Given data:

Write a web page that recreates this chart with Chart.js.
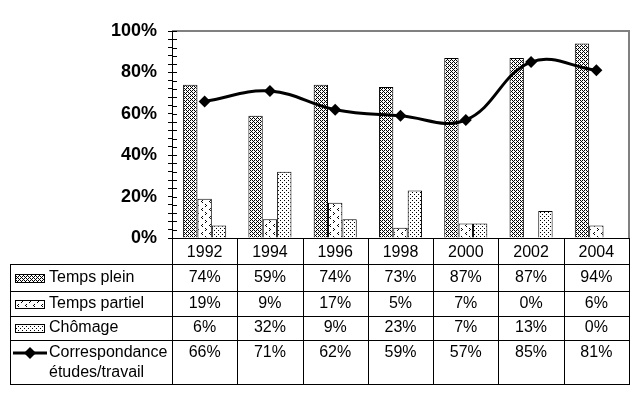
<!DOCTYPE html>
<html lang="fr">
  <head>
    <meta charset="UTF-8" />
    <title>Situation des diplômés</title>
    <script src="https://cdn.jsdelivr.net/npm/chart.js@4.4.1/dist/chart.umd.min.js"></script>
    <style>
      html, body { margin: 0; padding: 0; background: #fff; }
      #wrap { width: 639px; height: 399px; }
    </style>
  </head>
  <body>
    <div id="wrap"><canvas id="chart" width="639" height="399"></canvas></div>

    <script>
      // data
      const years = ['1992', '1994', '1996', '1998', '2000', '2002', '2004'];
      const tempsPlein = [74, 59, 74, 73, 87, 87, 94];
      const tempsPartiel = [19, 9, 17, 5, 7, 0, 6];
      const chomage = [6, 32, 9, 23, 7, 13, 0];
      const correspondance = [66, 71, 62, 59, 57, 85, 81];
      const rowLabels = [['Temps plein'], ['Temps partiel'], ['Chômage'], ['Correspondance', 'études/travail']];
      const yMax = 100;
      const yStep = 4;
      const yLabelEvery = 20;

      const FONT = "'Liberation Sans', Arial, sans-serif";

      // bitmap-like fill patterns, like the old Excel ones
      function makePattern(size, dots, bg, fg) {
        const c = document.createElement('canvas');
        c.width = size;
        c.height = size;
        const g = c.getContext('2d');
        g.fillStyle = bg;
        g.fillRect(0, 0, size, size);
        g.fillStyle = fg;
        dots.forEach(([dx, dy]) => g.fillRect(dx, dy, 1, 1));
        return g.createPattern(c, 'repeat');
      }

      const pleinPattern = makePattern(4, [[0, 0], [2, 0], [0, 2], [2, 2], [1, 1], [3, 3]], '#fff', '#000');
      const partielPattern = makePattern(8, [[2, 0], [1, 1], [2, 2], [5, 4], [6, 5], [5, 6]], '#fff', '#000');
      const chomagePattern = makePattern(4, [[0, 0], [2, 2]], '#fff', '#000');
      const patterns = [pleinPattern, partielPattern, chomagePattern];
      const tableValues = [tempsPlein, tempsPartiel, chomage, correspondance];

      // table rows, offsets below the x axis line
      const headerH = 26;
      const rowBottoms = [53, 78, 102, 146];
      const tableLeft = 10;

      function crisp(v) {
        return Math.round(v) + 0.5;
      }

      const dataTable = {
        id: 'dataTable',
        afterDraw(chart) {
          const ctx = chart.ctx;
          const a = chart.chartArea;
          const xs = chart.scales.x;
          const ys = chart.scales.y;
          const colW = xs.width / years.length;
          const top = a.bottom;
          const bottom = top + rowBottoms[rowBottoms.length - 1];

          ctx.save();

          // grey plot area border (top & right)
          ctx.strokeStyle = '#808080';
          ctx.lineWidth = 2;
          ctx.beginPath();
          ctx.moveTo(a.left, a.top);
          ctx.lineTo(a.right, a.top);
          ctx.lineTo(a.right, a.bottom);
          ctx.stroke();

          // tick marks crossing the axis (inner half)
          ctx.strokeStyle = '#000';
          ctx.lineWidth = 1;
          ctx.beginPath();
          ys.ticks.forEach((t) => {
            const py = crisp(ys.getPixelForValue(t.value));
            ctx.moveTo(a.left, py);
            ctx.lineTo(a.left + 5, py);
          });
          ctx.stroke();

          // table grid
          ctx.beginPath();
          [headerH].concat(rowBottoms).forEach((off) => {
            const py = crisp(top + off);
            ctx.moveTo(tableLeft, py);
            ctx.lineTo(a.right + 1, py);
          });
          ctx.moveTo(crisp(tableLeft), top + headerH);
          ctx.lineTo(crisp(tableLeft), bottom + 1);
          for (let i = 0; i <= years.length; i++) {
            const px = crisp(xs.getPixelForValue(0) - colW / 2 + i * colW);
            ctx.moveTo(px, top);
            ctx.lineTo(px, bottom + 1);
          }
          ctx.stroke();

          // rows: legend key, label, values
          ctx.font = '16px ' + FONT;
          ctx.fillStyle = '#000';
          ctx.textBaseline = 'middle';
          rowLabels.forEach((lines, r) => {
            const rTop = top + (r === 0 ? headerH : rowBottoms[r - 1]);
            const rBot = top + rowBottoms[r];
            const cy = lines.length > 1 ? rTop + 13 : (rTop + rBot) / 2;

            if (r < 3) {
              ctx.fillStyle = patterns[r];
              ctx.fillRect(15, Math.round(cy) - 4, 30, 9);
              ctx.strokeStyle = '#000';
              ctx.strokeRect(15.5, Math.round(cy) - 3.5, 29, 8);
            } else {
              ctx.strokeStyle = '#000';
              ctx.lineWidth = 3;
              ctx.beginPath();
              ctx.moveTo(13, cy);
              ctx.lineTo(47, cy);
              ctx.stroke();
              ctx.lineWidth = 1;
              ctx.fillStyle = '#000';
              ctx.beginPath();
              ctx.moveTo(30, cy - 6);
              ctx.lineTo(36, cy);
              ctx.lineTo(30, cy + 6);
              ctx.lineTo(24, cy);
              ctx.closePath();
              ctx.fill();
            }

            ctx.fillStyle = '#000';
            ctx.textAlign = 'left';
            lines.forEach((txt, k) => ctx.fillText(txt, 49, cy + k * 20));

            ctx.textAlign = 'center';
            tableValues[r].forEach((v, i) => {
              ctx.fillText(v + '%', xs.getPixelForValue(i), cy);
            });
          });

          ctx.restore();
        },
      };

      new Chart(document.getElementById('chart'), {
        data: {
          labels: years,
          datasets: [
            {
              type: 'line',
              label: 'Correspondance études/travail',
              data: correspondance,
              borderColor: '#000',
              backgroundColor: '#000',
              borderWidth: 3,
              tension: 0.4,
              pointStyle: 'rectRot',
              pointRadius: 6,
              pointBorderWidth: 0,
              order: 0,
            },
            {
              type: 'bar',
              label: 'Temps plein',
              data: tempsPlein,
              backgroundColor: pleinPattern,
              borderColor: '#000',
              borderWidth: 1,
              order: 1,
            },
            {
              type: 'bar',
              label: 'Temps partiel',
              data: tempsPartiel,
              backgroundColor: partielPattern,
              borderColor: '#000',
              borderWidth: 1,
              order: 1,
            },
            {
              type: 'bar',
              label: 'Chômage',
              data: chomage,
              backgroundColor: chomagePattern,
              borderColor: '#000',
              borderWidth: 1,
              order: 1,
            },
          ],
        },
        options: {
          responsive: false,
          animation: false,
          devicePixelRatio: 1,
          datasets: {
            bar: { categoryPercentage: 0.66, barPercentage: 1.0 },
          },
          layout: {
            padding: { left: 0, right: 10, top: 31, bottom: 135 },
          },
          plugins: {
            legend: { display: false },
            tooltip: { enabled: false },
          },
          scales: {
            x: {
              offset: true,
              grid: { display: false, drawTicks: false },
              border: { display: true, color: '#000', width: 1 },
              ticks: {
                color: '#000',
                font: { family: FONT, size: 16 },
                padding: 5,
              },
              afterFit(scale) {
                scale.height = headerH;
              },
            },
            y: {
              min: 0,
              max: yMax,
              grid: {
                display: true,
                drawOnChartArea: false,
                drawTicks: true,
                tickLength: 4,
                color: '#000',
              },
              border: { display: true, color: '#000', width: 1 },
              ticks: {
                stepSize: yStep,
                autoSkip: false,
                color: '#000',
                padding: 11,
                font: { family: FONT, size: 18, weight: 'bold' },
                callback: (v) => (v % yLabelEvery === 0 ? v + '%' : ''),
              },
              afterFit(scale) {
                scale.width = 172;
              },
            },
          },
        },
        plugins: [dataTable],
      });
    </script>
  </body>
</html>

Given instruction:
From the material above, reproduce everything verbatim except the pictures.

Output of the task:
Write a web page that recreates this chart with Chart.js.
<!DOCTYPE html>
<html lang="fr">
  <head>
    <meta charset="UTF-8" />
    <title>Situation des diplômés</title>
    <script src="https://cdn.jsdelivr.net/npm/chart.js@4.4.1/dist/chart.umd.min.js"></script>
    <style>
      html, body { margin: 0; padding: 0; background: #fff; }
      #wrap { width: 639px; height: 399px; }
    </style>
  </head>
  <body>
    <div id="wrap"><canvas id="chart" width="639" height="399"></canvas></div>

    <script>
      // data
      const years = ['1992', '1994', '1996', '1998', '2000', '2002', '2004'];
      const tempsPlein = [74, 59, 74, 73, 87, 87, 94];
      const tempsPartiel = [19, 9, 17, 5, 7, 0, 6];
      const chomage = [6, 32, 9, 23, 7, 13, 0];
      const correspondance = [66, 71, 62, 59, 57, 85, 81];
      const rowLabels = [['Temps plein'], ['Temps partiel'], ['Chômage'], ['Correspondance', 'études/travail']];
      const yMax = 100;
      const yStep = 4;
      const yLabelEvery = 20;

      const FONT = "'Liberation Sans', Arial, sans-serif";

      // bitmap-like fill patterns, like the old Excel ones
      function makePattern(size, dots, bg, fg) {
        const c = document.createElement('canvas');
        c.width = size;
        c.height = size;
        const g = c.getContext('2d');
        g.fillStyle = bg;
        g.fillRect(0, 0, size, size);
        g.fillStyle = fg;
        dots.forEach(([dx, dy]) => g.fillRect(dx, dy, 1, 1));
        return g.createPattern(c, 'repeat');
      }

      const pleinPattern = makePattern(4, [[0, 0], [2, 0], [0, 2], [2, 2], [1, 1], [3, 3]], '#fff', '#000');
      const partielPattern = makePattern(8, [[2, 0], [1, 1], [2, 2], [5, 4], [6, 5], [5, 6]], '#fff', '#000');
      const chomagePattern = makePattern(4, [[0, 0], [2, 2]], '#fff', '#000');
      const patterns = [pleinPattern, partielPattern, chomagePattern];
      const tableValues = [tempsPlein, tempsPartiel, chomage, correspondance];

      // table rows, offsets below the x axis line
      const headerH = 26;
      const rowBottoms = [53, 78, 102, 146];
      const tableLeft = 10;

      function crisp(v) {
        return Math.round(v) + 0.5;
      }

      const dataTable = {
        id: 'dataTable',
        afterDraw(chart) {
          const ctx = chart.ctx;
          const a = chart.chartArea;
          const xs = chart.scales.x;
          const ys = chart.scales.y;
          const colW = xs.width / years.length;
          const top = a.bottom;
          const bottom = top + rowBottoms[rowBottoms.length - 1];

          ctx.save();

          // grey plot area border (top & right)
          ctx.strokeStyle = '#808080';
          ctx.lineWidth = 2;
          ctx.beginPath();
          ctx.moveTo(a.left, a.top);
          ctx.lineTo(a.right, a.top);
          ctx.lineTo(a.right, a.bottom);
          ctx.stroke();

          // tick marks crossing the axis (inner half)
          ctx.strokeStyle = '#000';
          ctx.lineWidth = 1;
          ctx.beginPath();
          ys.ticks.forEach((t) => {
            const py = crisp(ys.getPixelForValue(t.value));
            ctx.moveTo(a.left, py);
            ctx.lineTo(a.left + 5, py);
          });
          ctx.stroke();

          // table grid
          ctx.beginPath();
          [headerH].concat(rowBottoms).forEach((off) => {
            const py = crisp(top + off);
            ctx.moveTo(tableLeft, py);
            ctx.lineTo(a.right + 1, py);
          });
          ctx.moveTo(crisp(tableLeft), top + headerH);
          ctx.lineTo(crisp(tableLeft), bottom + 1);
          for (let i = 0; i <= years.length; i++) {
            const px = crisp(xs.getPixelForValue(0) - colW / 2 + i * colW);
            ctx.moveTo(px, top);
            ctx.lineTo(px, bottom + 1);
          }
          ctx.stroke();

          // rows: legend key, label, values
          ctx.font = '16px ' + FONT;
          ctx.fillStyle = '#000';
          ctx.textBaseline = 'middle';
          rowLabels.forEach((lines, r) => {
            const rTop = top + (r === 0 ? headerH : rowBottoms[r - 1]);
            const rBot = top + rowBottoms[r];
            const cy = lines.length > 1 ? rTop + 13 : (rTop + rBot) / 2;

            if (r < 3) {
              ctx.fillStyle = patterns[r];
              ctx.fillRect(15, Math.round(cy) - 4, 30, 9);
              ctx.strokeStyle = '#000';
              ctx.strokeRect(15.5, Math.round(cy) - 3.5, 29, 8);
            } else {
              ctx.strokeStyle = '#000';
              ctx.lineWidth = 3;
              ctx.beginPath();
              ctx.moveTo(13, cy);
              ctx.lineTo(47, cy);
              ctx.stroke();
              ctx.lineWidth = 1;
              ctx.fillStyle = '#000';
              ctx.beginPath();
              ctx.moveTo(30, cy - 6);
              ctx.lineTo(36, cy);
              ctx.lineTo(30, cy + 6);
              ctx.lineTo(24, cy);
              ctx.closePath();
              ctx.fill();
            }

            ctx.fillStyle = '#000';
            ctx.textAlign = 'left';
            lines.forEach((txt, k) => ctx.fillText(txt, 49, cy + k * 20));

            ctx.textAlign = 'center';
            tableValues[r].forEach((v, i) => {
              ctx.fillText(v + '%', xs.getPixelForValue(i), cy);
            });
          });

          ctx.restore();
        },
      };

      new Chart(document.getElementById('chart'), {
        data: {
          labels: years,
          datasets: [
            {
              type: 'line',
              label: 'Correspondance études/travail',
              data: correspondance,
              borderColor: '#000',
              backgroundColor: '#000',
              borderWidth: 3,
              tension: 0.4,
              pointStyle: 'rectRot',
              pointRadius: 6,
              pointBorderWidth: 0,
              order: 0,
            },
            {
              type: 'bar',
              label: 'Temps plein',
              data: tempsPlein,
              backgroundColor: pleinPattern,
              borderColor: '#000',
              borderWidth: 1,
              order: 1,
            },
            {
              type: 'bar',
              label: 'Temps partiel',
              data: tempsPartiel,
              backgroundColor: partielPattern,
              borderColor: '#000',
              borderWidth: 1,
              order: 1,
            },
            {
              type: 'bar',
              label: 'Chômage',
              data: chomage,
              backgroundColor: chomagePattern,
              borderColor: '#000',
              borderWidth: 1,
              order: 1,
            },
          ],
        },
        options: {
          responsive: false,
          animation: false,
          devicePixelRatio: 1,
          datasets: {
            bar: { categoryPercentage: 0.66, barPercentage: 1.0 },
          },
          layout: {
            padding: { left: 0, right: 10, top: 31, bottom: 135 },
          },
          plugins: {
            legend: { display: false },
            tooltip: { enabled: false },
          },
          scales: {
            x: {
              offset: true,
              grid: { display: false, drawTicks: false },
              border: { display: true, color: '#000', width: 1 },
              ticks: {
                color: '#000',
                font: { family: FONT, size: 16 },
                padding: 5,
              },
              afterFit(scale) {
                scale.height = headerH;
              },
            },
            y: {
              min: 0,
              max: yMax,
              grid: {
                display: true,
                drawOnChartArea: false,
                drawTicks: true,
                tickLength: 4,
                color: '#000',
              },
              border: { display: true, color: '#000', width: 1 },
              ticks: {
                stepSize: yStep,
                autoSkip: false,
                color: '#000',
                padding: 11,
                font: { family: FONT, size: 18, weight: 'bold' },
                callback: (v) => (v % yLabelEvery === 0 ? v + '%' : ''),
              },
              afterFit(scale) {
                scale.width = 172;
              },
            },
          },
        },
        plugins: [dataTable],
      });
    </script>
  </body>
</html>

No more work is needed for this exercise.